Being a Highly Sensitive Person

Some people are neurologically wired to process stimulation more deeply than average. Psychologist Elaine Aron, who pioneered research on sensory processing sensitivity, found that highly sensitive people cry more easily than others. This isn’t a disorder. It’s a temperament trait affecting roughly 15 to 20 percent of the population. Highly sensitive people process information deeply, which means images of violence, stories of heartbreak, sudden loud noises, and chaotic environments can be genuinely overwhelming in a way they aren’t for most people.

“Sensitive people can’t help but express what they’re feeling,” Aron has noted. “They show their anger, they show their happiness.” If you’ve been a frequent crier your entire life, react strongly to beauty and sadness alike, and feel rattled by overstimulation, this trait may be your baseline rather than a sign that something is wrong.

Nutritional Gaps That Affect Mood

B vitamins, particularly B12, play a direct role in producing the brain chemicals that regulate mood. Low levels of B12 and folate have been linked to depression, though research on whether supplementation alone can resolve depressive symptoms is mixed. If your diet is restricted (vegan or vegetarian diets are lower in B12), if you take certain medications that deplete B vitamins, or if you have absorption issues, a deficiency could be quietly contributing to your emotional instability. A simple blood test can rule this in or out.

When Crying Doesn’t Match Your Emotions

There’s one cause of frequent crying that most people have never heard of: pseudobulbar affect, or PBA. This is a neurological condition, not a mental health issue, and the key distinction is that the crying doesn’t match what you’re actually feeling inside. You might burst into tears during a casual conversation, or laugh uncontrollably at something that isn’t funny. The episodes are explosive, sudden, and short-lived. Between episodes, you don’t feel persistently sad the way someone with depression does.

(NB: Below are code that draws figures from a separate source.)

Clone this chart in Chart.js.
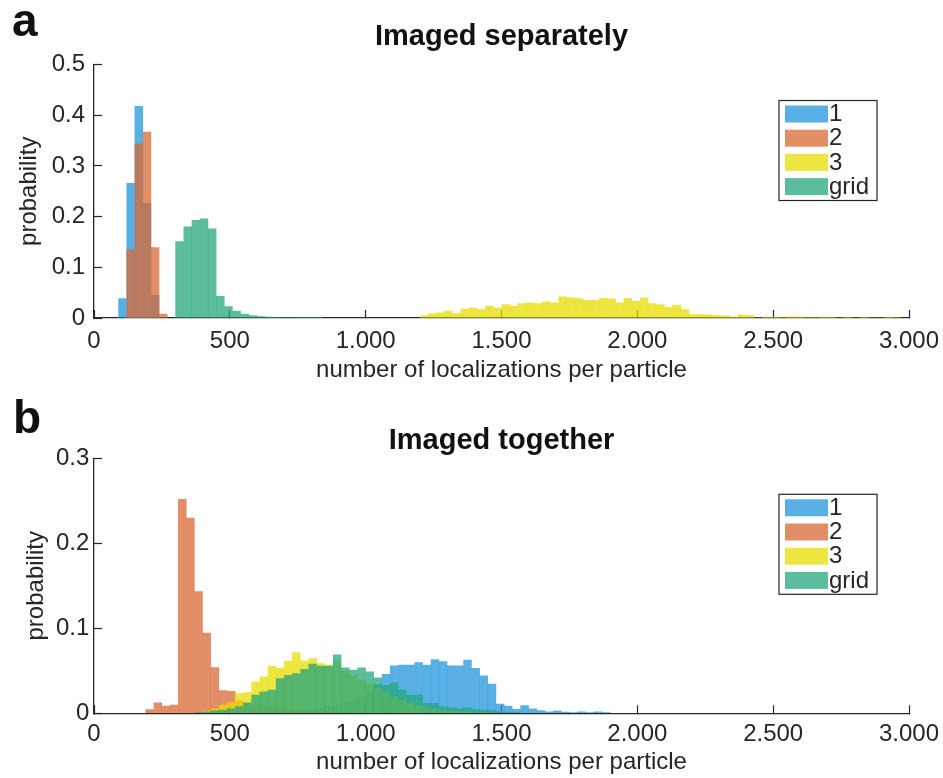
<!DOCTYPE html>
<html>
<head>
<meta charset="utf-8">
<script src="https://cdn.jsdelivr.net/npm/chart.js@4.4.0/dist/chart.umd.min.js"></script>
<style>
  body { margin: 0; background: #fff; }
  #wrap { position: relative; width: 943px; height: 778px; }
  #wrap canvas { position: absolute; left: 0; }
  .letter { position: absolute; font: bold 46px "Liberation Sans", Arial, sans-serif; line-height: 46px; color: #111; z-index: 2; }
</style>
</head>
<body>
<div id="wrap">
  <canvas id="chartA" width="943" height="395" style="top:0"></canvas>
  <canvas id="chartB" width="943" height="383" style="top:395px"></canvas>
  <div class="letter" style="left:12px;top:-3px">a</div>
  <div class="letter" style="left:13px;top:394px">b</div>
</div>
<script>
const binWidth = 30
const seriesLabels = ['1', '2', '3', 'grid']
const seriesColors = ['rgba(32,149,219,0.75)', 'rgba(216,105,53,0.75)', 'rgba(231,220,0,0.75)', 'rgba(37,167,125,0.75)']
const xTickValues = [0, 500, 1000, 1500, 2000, 2500, 3000]
const yTicksSeparate = [0, 0.1, 0.2, 0.3, 0.4, 0.5]
const yTicksTogether = [0, 0.1, 0.2, 0.3]

// a: imaged separately (first bin edge of each series, then probability per bin)
const sepStarts = [90, 120, 1200, 300]
const sepBlue = [0.0386, 0.266, 0.418, 0.227, 0.045]
const sepOrange = [0.135, 0.344, 0.367, 0.139, 0.008]
const sepYellow = [0.0046, 0.0085, 0.0105, 0.014, 0.009, 0.018, 0.020, 0.017, 0.024, 0.020,
  0.027, 0.024, 0.029, 0.030, 0.029, 0.032, 0.030, 0.042, 0.040, 0.0385,
  0.035, 0.035, 0.039, 0.038, 0.030, 0.039, 0.033, 0.040, 0.029, 0.027,
  0.022, 0.026, 0.017, 0.007, 0.007, 0.0065, 0.005, 0.0046, 0.002, 0.0065,
  0.005, 0, 0.002, 0.002, 0.001, 0.0026, 0.002, 0.0013, 0.0007, 0.0005,
  0.0005, 0, 0.0005, 0, 0.0005, 0, 0, 0.0005, 0.001]
const sepGrid = [0.151, 0.180, 0.193, 0.196, 0.176, 0.043, 0.023, 0.014, 0.008, 0.005,
  0.003, 0.002, 0.0015, 0.001, 0.0008, 0.0005, 0.0005, 0.0005]

// b: imaged together
const togStarts = [700, 190, 400, 370]
const togBlue = [0.002, 0.003, 0.004, 0.005, 0.006, 0.008, 0.010, 0.013, 0.016, 0.020,
  0.025, 0.034, 0.046, 0.056, 0.057, 0.057, 0.060, 0.057, 0.0635, 0.061,
  0.056, 0.056, 0.0627, 0.053, 0.0443, 0.0345, 0.011, 0.0088, 0.005, 0.0092,
  0.0055, 0.0035, 0.002, 0.003, 0.0015, 0.001, 0.002, 0.001, 0.002, 0.001]
const togOrange = [0.0047, 0.0125, 0.0086, 0.010, 0.252, 0.230, 0.1435, 0.0945, 0.054, 0.027,
  0.026, 0.015, 0.012, 0.010, 0.009, 0.008, 0.007, 0.006, 0.005, 0.004,
  0.003, 0.003, 0.002, 0.002, 0.001]
const togYellow = [0.003, 0.0055, 0.010, 0.013, 0.0235, 0.0247, 0.0372, 0.043, 0.0556, 0.0533,
  0.0615, 0.0717, 0.0615, 0.0647, 0.0588, 0.0569, 0.062, 0.05, 0.045, 0.04,
  0.035, 0.03, 0.025, 0.02, 0.016, 0.012, 0.009, 0.007, 0.005, 0.004,
  0.003, 0.002, 0.002, 0.001, 0.001]
const togGrid = [0.001, 0.002, 0.003, 0.004, 0.0055, 0.0082, 0.0125, 0.0215, 0.0255, 0.0274,
  0.041, 0.045, 0.047, 0.052, 0.058, 0.0556, 0.0556, 0.069, 0.0537, 0.051,
  0.0537, 0.049, 0.042, 0.033, 0.036, 0.0274, 0.0215, 0.0215, 0.0118, 0.012,
  0.0078, 0.0065, 0.0055, 0.0067, 0.0047, 0.004, 0.0035, 0.002, 0.0015, 0.001]

const fontFamily = '"Liberation Sans", Arial, sans-serif'
const ink = '#262626'
Chart.defaults.font.family = fontFamily
Chart.defaults.color = ink

function toBins(start, values) {
    return values.map((p, i) => ({ x: start + binWidth * (i + 0.5), y: p }))
}

function fmtThousands(v) {
    if (v < 1000) return String(v)
    return Math.floor(v / 1000) + '.' + String(v % 1000).padStart(3, '0')
}

// MATLAB style legend box inside the axes, top right
const boxLegend = {
    id: 'boxLegend',
    afterDatasetsDraw(chart, args, opts) {
        const { ctx, chartArea } = chart
        const x = chartArea.right - opts.right - opts.width
        const y = chartArea.top + opts.top
        ctx.save()
        ctx.fillStyle = '#fff'
        ctx.fillRect(x, y, opts.width, opts.height)
        ctx.strokeStyle = ink
        ctx.lineWidth = 1.2
        ctx.strokeRect(x, y, opts.width, opts.height)
        ctx.font = '24px ' + fontFamily
        ctx.textBaseline = 'middle'
        chart.data.datasets.forEach((ds, i) => {
            const rowY = y + 5 + i * 24.2
            ctx.fillStyle = ds.backgroundColor
            ctx.fillRect(x + 6, rowY, 43, 17)
            ctx.fillStyle = ink
            ctx.fillText(ds.label, x + 50, rowY + 9)
        })
        ctx.restore()
    }
}

function makeChart(id, p) {
    const datasets = p.series.map((values, i) => ({
        label: seriesLabels[i],
        data: toBins(p.starts[i], values),
        backgroundColor: seriesColors[i],
        borderWidth: 0,
        inflateAmount: 0.17,
        grouped: false,
        barPercentage: 1,
        categoryPercentage: 1,
        order: 4 - i,
    }))
    return new Chart(document.getElementById(id), {
        type: 'bar',
        data: { datasets },
        options: {
            responsive: false,
            animation: false,
            layout: { padding: { left: 0, right: 34, top: 0, bottom: 0 } },
            plugins: {
                legend: { display: false },
                tooltip: { enabled: false },
                title: {
                    display: true,
                    fullSize: false,
                    text: p.title,
                    color: '#111',
                    font: { size: 29, weight: 'bold' },
                    padding: p.titlePad,
                },
                boxLegend: { width: 98, height: 100, top: 36, right: 32 },
            },
            scales: {
                x: {
                    type: 'linear',
                    offset: false,
                    min: 0,
                    max: 3000,
                    z: 1,
                    afterBuildTicks: s => { s.ticks = xTickValues.map(v => ({ value: v })) },
                    // keep the plot area fixed, the last label may hang over the edge
                    afterFit: s => { s.height = p.xHeight; s.paddingLeft = 0; s.paddingRight = 0 },
                    ticks: { autoSkip: false, maxRotation: 0, padding: p.xTickPad, font: { size: 24 }, callback: v => fmtThousands(v) },
                    grid: { drawOnChartArea: false, offset: false, tickLength: -8, tickColor: ink, tickWidth: 1.2 },
                    border: { color: ink, width: 1.3 },
                    title: { display: true, text: 'number of localizations per particle', font: { size: 24 }, padding: { top: 0, bottom: p.xTitlePad } },
                },
                y: {
                    min: 0,
                    max: p.yTicks[p.yTicks.length - 1],
                    z: 1,
                    afterBuildTicks: s => { s.ticks = p.yTicks.map(v => ({ value: v })) },
                    afterFit: s => { s.width = 94 },
                    ticks: { padding: p.yTickPad, font: { size: 24 }, callback: v => v === 0 ? '0' : v.toFixed(1) },
                    grid: { drawOnChartArea: false, tickLength: -8, tickColor: ink, tickWidth: 1.2 },
                    border: { color: ink, width: 1.3 },
                    title: { display: true, text: 'probability', font: { size: 24 }, padding: { top: p.yTitlePad, bottom: 0 } },
                },
            },
        },
        plugins: [boxLegend],
    })
}

makeChart('chartA', {
    title: 'Imaged separately',
    starts: sepStarts,
    series: [sepBlue, sepOrange, sepYellow, sepGrid],
    yTicks: yTicksSeparate,
    titlePad: { top: 19.6, bottom: 10.1 },
    xHeight: 77,
    xTickPad: 17,
    xTitlePad: 10.5,
    yTickPad: 17,
    yTitlePad: 14.9,
})

makeChart('chartB', {
    title: 'Imaged together',
    starts: togStarts,
    series: [togBlue, togOrange, togYellow, togGrid],
    yTicks: yTicksTogether,
    titlePad: { top: 28.4, bottom: 0.1 },
    xHeight: 64.7,
    xTickPad: 14.5,
    xTitlePad: 0.8,
    yTickPad: 12.7,
    yTitlePad: 22.2,
})
</script>
</body>
</html>
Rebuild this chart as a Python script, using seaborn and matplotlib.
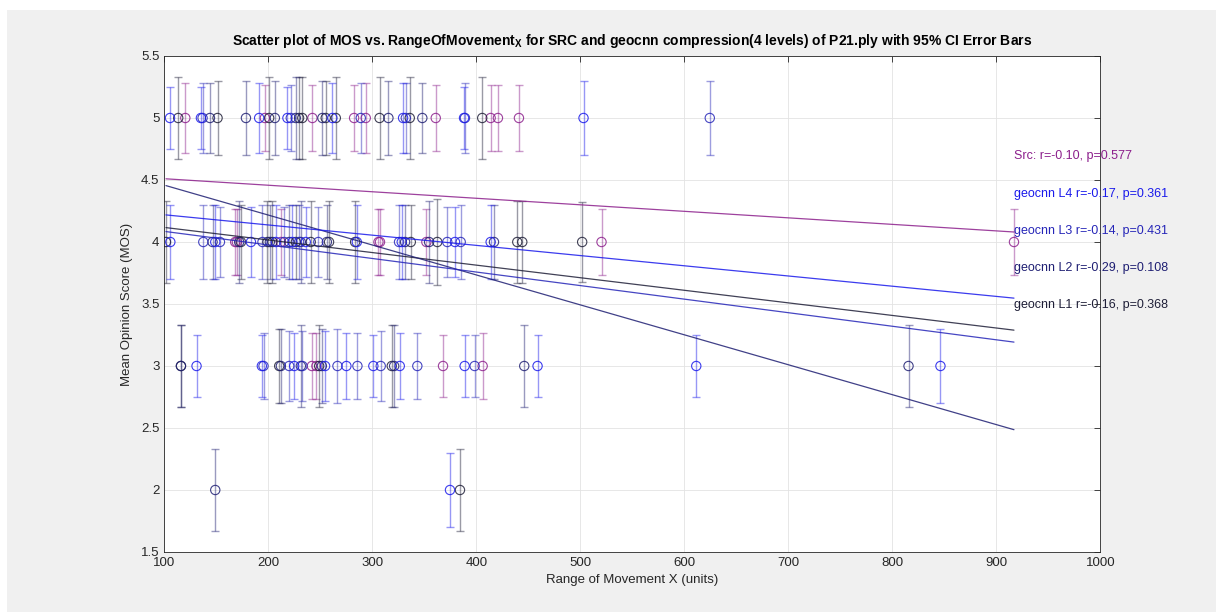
import numpy as np
import pandas as pd
import matplotlib
matplotlib.use("Agg")
import matplotlib.pyplot as plt
import seaborn as sns
from matplotlib.patches import Rectangle

# ---------------------------------------------------------------------
# MOS vs. range of movement (X) per point, grouped by compression level
# ---------------------------------------------------------------------
src_x = [120.2, 196.7, 242.4, 282.5, 293.7, 361.0, 413.8, 420.8, 441.0,
         168.2, 169.8, 212.1, 305.9, 307.4, 352.0, 520.4, 917.0,
         241.9, 246.3, 368.0, 406.1]
src_mos = [5, 5, 5, 5, 5, 5, 5, 5, 5,
           4, 4, 4, 4, 4, 4, 4, 4,
           3, 3, 3, 3]
src_ci = [0.28, 0.27, 0.27, 0.27, 0.28, 0.27, 0.27, 0.27, 0.27,
          0.27, 0.27, 0.27, 0.27, 0.27, 0.27, 0.27, 0.27,
          0.27, 0.27, 0.25, 0.27]

l1_x = [113.4, 151.2, 200.8, 229.6, 232.7, 255.2, 264.9, 307.0, 336.0, 405.7,
        101.6, 173.7, 199.2, 204.0, 226.5, 240.8, 258.4, 283.5, 337.0, 362.5,
        439.4, 444.2, 501.8,
        116.0, 210.5, 248.9, 318.7,
        384.3]
l1_mos = [5, 5, 5, 5, 5, 5, 5, 5, 5, 5,
          4, 4, 4, 4, 4, 4, 4, 4, 4, 4,
          4, 4, 4,
          3, 3, 3, 3,
          2]
l1_ci = [0.33, 0.30, 0.33, 0.33, 0.33, 0.30, 0.33, 0.33, 0.33, 0.33,
         0.33, 0.30, 0.33, 0.33, 0.30, 0.33, 0.33, 0.33, 0.30, 0.35,
         0.33, 0.33, 0.32,
         0.33, 0.30, 0.33, 0.33,
         0.33]

l2_x = [143.9, 178.5, 206.3, 226.4, 252.0, 315.5, 348.1,
        146.4, 172.0, 201.5, 220.1, 231.2, 256.3, 331.5, 354.6, 417.0,
        116.0, 212.1, 231.3, 251.5, 321.0, 446.1, 815.6,
        149.0]
l2_mos = [5, 5, 5, 5, 5, 5, 5,
          4, 4, 4, 4, 4, 4, 4, 4, 4,
          3, 3, 3, 3, 3, 3, 3,
          2]
l2_ci = [0.28, 0.30, 0.30, 0.33, 0.30, 0.30, 0.28,
         0.30, 0.33, 0.30, 0.30, 0.33, 0.30, 0.30, 0.33, 0.30,
         0.33, 0.30, 0.33, 0.30, 0.33, 0.33, 0.33,
         0.33]

l3_x = [136.8, 221.6, 288.9, 332.2, 389.1, 624.5,
        137.5, 153.5, 194.4, 215.2, 229.6, 248.1, 325.7, 372.1, 385.0,
        195.4, 220.1, 232.8, 266.5, 285.7, 308.1, 343.3, 398.4]
l3_mos = [5, 5, 5, 5, 5, 5,
          4, 4, 4, 4, 4, 4, 4, 4, 4,
          3, 3, 3, 3, 3, 3, 3, 3]
l3_ci = [0.28, 0.27, 0.28, 0.28, 0.28, 0.30,
         0.30, 0.28, 0.30, 0.28, 0.30, 0.28, 0.30, 0.28, 0.30,
         0.27, 0.28, 0.28, 0.30, 0.27, 0.28, 0.27, 0.25]

l4_x = [105.5, 135.2, 191.2, 218.4, 261.6, 329.6, 388.2, 503.1,
        105.8, 149.0, 183.3, 207.3, 223.2, 236.0, 285.1, 328.3, 379.5, 413.8,
        131.0, 193.8, 224.9, 254.6, 275.1, 301.0, 326.4, 388.8, 458.9, 611.5,
        846.3,
        374.7]
l4_mos = [5, 5, 5, 5, 5, 5, 5, 5,
          4, 4, 4, 4, 4, 4, 4, 4, 4, 4,
          3, 3, 3, 3, 3, 3, 3, 3, 3, 3,
          3,
          2]
l4_ci = [0.25, 0.25, 0.28, 0.25, 0.28, 0.28, 0.25, 0.30,
         0.30, 0.30, 0.28, 0.30, 0.30, 0.28, 0.30, 0.30, 0.28, 0.30,
         0.25, 0.25, 0.27, 0.28, 0.27, 0.25, 0.27, 0.25, 0.25, 0.25,
         0.30,
         0.30]

# regression lines (intercept, slope) and the stats shown at the right
groups = ["Src", "geocnn L1", "geocnn L2", "geocnn L3", "geocnn L4"]
fit_intercept = [4.563, 4.219, 4.700, 4.195, 4.302]
fit_slope = [-0.000526, -0.001014, -0.002414, -0.001093, -0.000823]
r_vals = [-0.10, -0.16, -0.29, -0.14, -0.17]
p_vals = [0.577, 0.368, 0.108, 0.431, 0.361]

colors = {
    "Src": (0.55, 0.12, 0.55),
    "geocnn L1": (0.12, 0.12, 0.22),
    "geocnn L2": (0.12, 0.12, 0.45),
    "geocnn L3": (0.15, 0.15, 0.72),
    "geocnn L4": (0.10, 0.10, 0.92),
}

series = {
    "Src": (src_x, src_mos, src_ci),
    "geocnn L1": (l1_x, l1_mos, l1_ci),
    "geocnn L2": (l2_x, l2_mos, l2_ci),
    "geocnn L3": (l3_x, l3_mos, l3_ci),
    "geocnn L4": (l4_x, l4_mos, l4_ci),
}

rows = []
for g, (xs, ys, cs) in series.items():
    for xv, yv, cv in zip(xs, ys, cs):
        rows.append({"group": g, "x": xv, "mos": yv, "ci": cv})
df = pd.DataFrame(rows)

# ---------------------------------------------------------------------
# Plot
# ---------------------------------------------------------------------
sns.set_style("white")
plt.rcParams["font.family"] = ["Liberation Sans", "DejaVu Sans"]
plt.rcParams["mathtext.default"] = "regular"

fig = plt.figure(figsize=(12.16, 6.12), dpi=100)
fig.patch.set_facecolor("white")
fig.patches.append(Rectangle((7 / 1216, 0), 1, 602 / 612, transform=fig.transFigure,
                             facecolor="#f0f0f0", edgecolor="none", zorder=-10))
ax = fig.add_axes([164.3 / 1216, 1 - 552 / 612, 936 / 1216, 496 / 612])
ax.set_facecolor("white")

x_lo, x_hi = df["x"].min(), df["x"].max()

for g in groups:
    d = df[df["group"] == g]
    c = colors[g]
    ax.errorbar(d["x"], d["mos"], yerr=d["ci"], fmt="none", ecolor=c,
                alpha=0.45, elinewidth=1.0, capsize=3, capthick=1.0, zorder=2)
    sns.scatterplot(x="x", y="mos", data=d, ax=ax, marker="o", s=45,
                    facecolor="none", edgecolor=c, linewidth=0.8,
                    alpha=0.85, zorder=3, legend=False)

for i, g in enumerate(groups):
    xx = np.array([x_lo, x_hi])
    line_df = pd.DataFrame({"x": xx, "y": fit_intercept[i] + fit_slope[i] * xx})
    sns.lineplot(x="x", y="y", data=line_df, ax=ax, color=colors[g],
                 linewidth=0.9, alpha=0.85, zorder=4)

# stats labels stacked at the right end of the fits
label_order = ["Src", "geocnn L4", "geocnn L3", "geocnn L2", "geocnn L1"]
for k, g in enumerate(label_order):
    i = groups.index(g)
    if g == "Src":
        txt = f"Src: r={r_vals[i]:.2f}, p={p_vals[i]:.3f}"
    else:
        txt = f"{g} r={r_vals[i]:.2f}, p={p_vals[i]:.3f}"
    ax.text(x_hi, 4.69 - 0.3 * k, txt, color=colors[g], fontsize=9,
            ha="left", va="center", clip_on=False, zorder=5)

ax.set_xlim(100, 1000)
ax.set_ylim(1.5, 5.5)
ax.set_xticks(np.arange(100, 1001, 100))
ax.set_yticks(np.arange(1.5, 5.51, 0.5))
ax.set_yticklabels(["1.5", "2", "2.5", "3", "3.5", "4", "4.5", "5", "5.5"])
ax.grid(True, color="#e3e3e3", linewidth=0.6)
ax.set_axisbelow(True)
ax.tick_params(direction="in", length=4, width=0.6, labelsize=9.5,
               colors="#262626", top=True, right=True)
for sp in ax.spines.values():
    sp.set_color("#262626")
    sp.set_linewidth(0.6)

ax.set_xlabel("Range of Movement X (units)", fontsize=9.5, color="#262626", labelpad=4)
ax.set_ylabel("Mean Opinion Score (MOS)", fontsize=9.5, color="#262626", labelpad=6)
ax.set_title("Scatter plot of MOS vs. RangeOfMovement$_X$ for SRC and geocnn "
             "compression(4 levels) of P21.ply with 95% CI Error Bars",
             fontsize=10, fontweight="bold", color="#000000", pad=8,
             family=["Liberation Sans Narrow", "Liberation Sans"])

fig.savefig("out.png", dpi=100, facecolor=fig.get_facecolor())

PBA occurs in people with neurological conditions like multiple sclerosis, ALS, stroke, traumatic brain injury, or dementia. It’s frequently misdiagnosed as depression, bipolar disorder, or anxiety because clinicians don’t always ask the right questions. The distinguishing questions are simple: Does your emotional reaction match what you’re actually feeling? Is the reaction voluntary? Can you stop it once it starts? If the answer to those questions is consistently no, PBA is worth discussing with a neurologist.

Why Emotional Tears Feel Like a Release

There’s a reason crying sometimes feels good afterward. Emotional tears are chemically different from the tears that keep your eyes moist or the ones triggered by cutting an onion. Emotional tears contain leucine-enkephalin, a compound related to endorphins, your body’s natural pain relievers. This may explain the sense of relief or calm that follows a good cry. It’s not just psychological. There’s a biochemical shift happening.

That said, if crying never brings relief, or if you feel worse after every episode, that pattern points more toward depression or another condition where the emotional regulation system isn’t resetting properly.

Sorting Out Your Pattern

The most useful thing you can do right now is track when, where, and why you cry for a couple of weeks. Note whether you slept well the night before, where you are in your menstrual cycle if applicable, and whether the crying matches the intensity of the situation. Patterns tend to emerge quickly. Crying that clusters around sleep deprivation or hormonal shifts points to a physical trigger. Crying that’s constant regardless of circumstances, accompanied by sadness, low energy, or loss of interest, points toward depression. Crying that erupts involuntarily and doesn’t match your internal state at all, especially if you have a neurological condition, points toward PBA.

Identifying the category makes all the difference, because the solutions are different for each one. Sleep hygiene fixes sleep-related emotional fragility within days. Hormonal causes may resolve on their own or respond to targeted treatment. Depression and anxiety respond well to therapy, and sometimes medication. PBA has its own specific treatment path. The starting point is understanding which pattern fits yours.